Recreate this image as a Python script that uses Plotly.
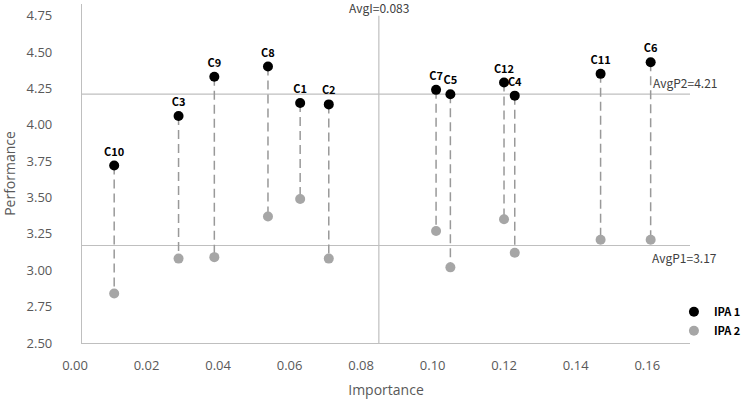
import plotly.graph_objects as go

labels = ["C10", "C3", "C9", "C8", "C1", "C2", "C7", "C5", "C12", "C4", "C11", "C6"]
importance = [0.009, 0.027, 0.037, 0.052, 0.061, 0.069, 0.099, 0.103, 0.118, 0.121, 0.145, 0.159]
ipa1 = [3.72, 4.06, 4.33, 4.40, 4.15, 4.14, 4.24, 4.21, 4.29, 4.20, 4.35, 4.43]
ipa2 = [2.84, 3.08, 3.09, 3.37, 3.49, 3.08, 3.27, 3.02, 3.35, 3.12, 3.21, 3.21]

avg_i = 0.083
avg_p1 = 3.17
avg_p2 = 4.21
x_range = [0, 0.17]
y_range = [2.5, 4.83]
x_ticks = [0.00, 0.02, 0.04, 0.06, 0.08, 0.10, 0.12, 0.14, 0.16]
y_ticks = [2.50, 2.75, 3.00, 3.25, 3.50, 3.75, 4.00, 4.25, 4.50, 4.75]

fig = go.Figure()

# reference lines
fig.add_trace(go.Scatter(x=[avg_i, avg_i], y=[y_range[0], 4.75], mode="lines",
                         line=dict(color="#bfbfbf", width=1.2), showlegend=False, hoverinfo="skip"))
fig.add_trace(go.Scatter(x=x_range, y=[avg_p2, avg_p2], mode="lines",
                         line=dict(color="#bfbfbf", width=1.2), showlegend=False, hoverinfo="skip"))
fig.add_trace(go.Scatter(x=x_range, y=[avg_p1, avg_p1], mode="lines",
                         line=dict(color="#bfbfbf", width=1.2), showlegend=False, hoverinfo="skip"))

# dashed connectors
lx, ly = [], []
for xi, a, b in zip(importance, ipa1, ipa2):
    lx += [xi, xi, None]
    ly += [a, b, None]
fig.add_trace(go.Scatter(x=lx, y=ly, mode="lines",
                         line=dict(color="#999999", width=1.5, dash="9px,5px"),
                         showlegend=False, hoverinfo="skip"))

fig.add_trace(go.Scatter(x=importance, y=ipa2, mode="markers", name="IPA 2",
                         marker=dict(color="#a6a6a6", size=10)))
fig.add_trace(go.Scatter(x=importance, y=ipa1, mode="markers+text", name="IPA 1",
                         text=labels, textposition="top center",
                         textfont=dict(family="Noto Sans CJK SC", size=11, color="#000000", weight="bold"),
                         marker=dict(color="#000000", size=10)))

ann_font = dict(family="Noto Sans CJK SC", size=12, color="#404040")
fig.add_annotation(x=avg_i, y=1.0, xref="x", yref="paper", text="AvgI=0.083",
                   showarrow=False, font=ann_font, yanchor="middle", yshift=-3)
fig.add_annotation(x=x_range[1], y=avg_p2, xref="x", yref="y", text="AvgP2=4.21",
                   showarrow=False, font=ann_font, xanchor="right", yanchor="bottom", xshift=29, yshift=1)
fig.add_annotation(x=x_range[1], y=avg_p1, xref="x", yref="y", text="AvgP1=3.17",
                   showarrow=False, font=ann_font, xanchor="right", yanchor="top", xshift=29, yshift=-1)

axis_font = dict(family="Open Sans", size=13, color="#595959")
fig.update_layout(
    width=750, height=402,
    margin=dict(l=82, r=60, t=4, b=59, autoexpand=False),
    plot_bgcolor="white", paper_bgcolor="white",
    showlegend=True,
    legend=dict(x=1.092, y=0.135, xanchor="right", yanchor="top",
                traceorder="reversed",
                font=dict(family="Noto Sans CJK SC", size=11, color="#000000", weight="bold"),
                itemwidth=30, tracegroupgap=0, bgcolor="rgba(0,0,0,0)", borderwidth=0),
    xaxis=dict(range=x_range, tickvals=x_ticks, tickformat=".2f",
               showline=True, linecolor="#bfbfbf", linewidth=1.2,
               showgrid=False, zeroline=False, ticks="",
               tickfont=axis_font, ticklabelstandoff=10, ticklabelshift=-7,
               title=dict(text="Importance", font=dict(family="Open Sans", size=14, color="#595959"), standoff=12)),
    yaxis=dict(range=y_range, tickvals=y_ticks, tickformat=".2f",
               showline=True, linecolor="#bfbfbf", linewidth=1.2,
               showgrid=False, zeroline=False, ticks="",
               tickfont=axis_font, ticklabelstandoff=26,
               title=dict(text="Performance", font=dict(family="Open Sans", size=14, color="#595959"), standoff=10)),
)

fig.write_html("out.html")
+ + + +
Requirement:
Print the whole listing above once more, word for word, without its pictures.

Output for this exercise:
Recreate this image as a Python script that uses Plotly.
import plotly.graph_objects as go

labels = ["C10", "C3", "C9", "C8", "C1", "C2", "C7", "C5", "C12", "C4", "C11", "C6"]
importance = [0.009, 0.027, 0.037, 0.052, 0.061, 0.069, 0.099, 0.103, 0.118, 0.121, 0.145, 0.159]
ipa1 = [3.72, 4.06, 4.33, 4.40, 4.15, 4.14, 4.24, 4.21, 4.29, 4.20, 4.35, 4.43]
ipa2 = [2.84, 3.08, 3.09, 3.37, 3.49, 3.08, 3.27, 3.02, 3.35, 3.12, 3.21, 3.21]

avg_i = 0.083
avg_p1 = 3.17
avg_p2 = 4.21
x_range = [0, 0.17]
y_range = [2.5, 4.83]
x_ticks = [0.00, 0.02, 0.04, 0.06, 0.08, 0.10, 0.12, 0.14, 0.16]
y_ticks = [2.50, 2.75, 3.00, 3.25, 3.50, 3.75, 4.00, 4.25, 4.50, 4.75]

fig = go.Figure()

# reference lines
fig.add_trace(go.Scatter(x=[avg_i, avg_i], y=[y_range[0], 4.75], mode="lines",
                         line=dict(color="#bfbfbf", width=1.2), showlegend=False, hoverinfo="skip"))
fig.add_trace(go.Scatter(x=x_range, y=[avg_p2, avg_p2], mode="lines",
                         line=dict(color="#bfbfbf", width=1.2), showlegend=False, hoverinfo="skip"))
fig.add_trace(go.Scatter(x=x_range, y=[avg_p1, avg_p1], mode="lines",
                         line=dict(color="#bfbfbf", width=1.2), showlegend=False, hoverinfo="skip"))

# dashed connectors
lx, ly = [], []
for xi, a, b in zip(importance, ipa1, ipa2):
    lx += [xi, xi, None]
    ly += [a, b, None]
fig.add_trace(go.Scatter(x=lx, y=ly, mode="lines",
                         line=dict(color="#999999", width=1.5, dash="9px,5px"),
                         showlegend=False, hoverinfo="skip"))

fig.add_trace(go.Scatter(x=importance, y=ipa2, mode="markers", name="IPA 2",
                         marker=dict(color="#a6a6a6", size=10)))
fig.add_trace(go.Scatter(x=importance, y=ipa1, mode="markers+text", name="IPA 1",
                         text=labels, textposition="top center",
                         textfont=dict(family="Noto Sans CJK SC", size=11, color="#000000", weight="bold"),
                         marker=dict(color="#000000", size=10)))

ann_font = dict(family="Noto Sans CJK SC", size=12, color="#404040")
fig.add_annotation(x=avg_i, y=1.0, xref="x", yref="paper", text="AvgI=0.083",
                   showarrow=False, font=ann_font, yanchor="middle", yshift=-3)
fig.add_annotation(x=x_range[1], y=avg_p2, xref="x", yref="y", text="AvgP2=4.21",
                   showarrow=False, font=ann_font, xanchor="right", yanchor="bottom", xshift=29, yshift=1)
fig.add_annotation(x=x_range[1], y=avg_p1, xref="x", yref="y", text="AvgP1=3.17",
                   showarrow=False, font=ann_font, xanchor="right", yanchor="top", xshift=29, yshift=-1)

axis_font = dict(family="Open Sans", size=13, color="#595959")
fig.update_layout(
    width=750, height=402,
    margin=dict(l=82, r=60, t=4, b=59, autoexpand=False),
    plot_bgcolor="white", paper_bgcolor="white",
    showlegend=True,
    legend=dict(x=1.092, y=0.135, xanchor="right", yanchor="top",
                traceorder="reversed",
                font=dict(family="Noto Sans CJK SC", size=11, color="#000000", weight="bold"),
                itemwidth=30, tracegroupgap=0, bgcolor="rgba(0,0,0,0)", borderwidth=0),
    xaxis=dict(range=x_range, tickvals=x_ticks, tickformat=".2f",
               showline=True, linecolor="#bfbfbf", linewidth=1.2,
               showgrid=False, zeroline=False, ticks="",
               tickfont=axis_font, ticklabelstandoff=10, ticklabelshift=-7,
               title=dict(text="Importance", font=dict(family="Open Sans", size=14, color="#595959"), standoff=12)),
    yaxis=dict(range=y_range, tickvals=y_ticks, tickformat=".2f",
               showline=True, linecolor="#bfbfbf", linewidth=1.2,
               showgrid=False, zeroline=False, ticks="",
               tickfont=axis_font, ticklabelstandoff=26,
               title=dict(text="Performance", font=dict(family="Open Sans", size=14, color="#595959"), standoff=10)),
)

fig.write_html("out.html")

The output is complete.